Perlunya Belajar dan Berbagi
Memang dunia pedagogi di era sekarang telah berkembang pesat seiring dengan berkembangnya karakter manusia itu sendiri. Menghadapi siswa generasi z dan generasi alpha tentu berbeda pendekatan dengan siswa generasi millennial bahkan baby boomers. Setiap jaman akan membawa ciri khasnya masing-masing. Sehingga benar jika dikatakan bahwa menjadi seorang guru adalah sebuah pekerjaan hidup. Karena yang dihadapi adalah makhluk hidup yang dinamis. Maka dari itu perlunya guru untuk memiliki sikap mau belajar dan gemar berbagi ilmu dengan sesama rekan sejawat khususnya adalah menjadi penting. Agar dapat selalu mengupgrade wawasan dan pengetahuannya seiring sejalan dengan perkembangan zaman.
Penerapan konsep pembelajaran berdiferensiasi yang salah kaprah di awal implementasi kurikulum merdeka merupakan bagian dari proses pembelajaran bagi guru itu sendiri. Tidak mudah dan menjadi tantangan bagi para guru yang ingin berkembang. Karena di banyak negara maju konsep pembelajaran berdiferensiasi sudah sejak lama diterapkan. Dan para guru di sana juga sudah terbiasa dengan pembelajaran semacam itu. Indonesia agaknya masih mencari dan meraba bagaimana agar kurikulum merdeka ini --termasuk pembelajaran berdiferensiasi di dalamnya- dapat diimplementasikan dengan tepat dan nyaman. Baik bagi sekolah, guru, siswa, dan masyarakat itu sendiri.
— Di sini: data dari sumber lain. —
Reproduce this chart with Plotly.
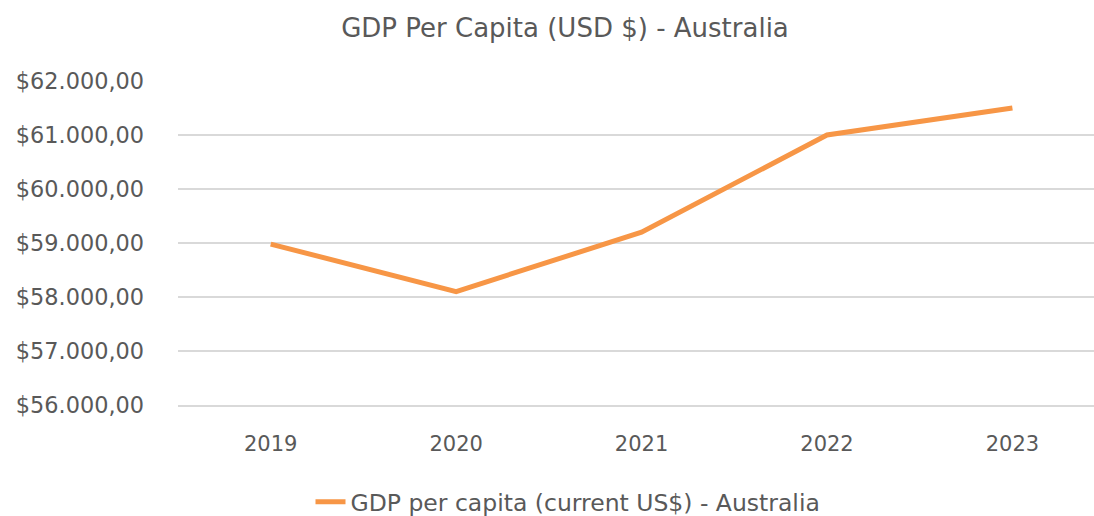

Terus dan terus menggali serta merefleksi diri sembari tetap berinovasi adalah sebuah sikap bijak dari pribadi guru bermental berlian. Karena sangat tepat jika dikatakan oleh banyak pakar pendidikan bahwa kita kerap kali melupakan perlunya waktu yang cukup untuk dapat memahami implementasi sebuah kurikulum dengan baik. Sama artinya juga kita memerlukan waktu yang cukup untuk dapat menerapkan konsep pembelajaran berdiferensiasi yang tepat. Tidak asal mencontoh dan asal jalan saja. Karena hanya melalui trial and eror yang panjang kesempurnaan itu akan bisa dicapai. Tetap semangat belajar dan jangan sungkan berbagi dimanapun dan kapanpun. Maju terus guru hebat Indonesia. Salam blogger persahabatan.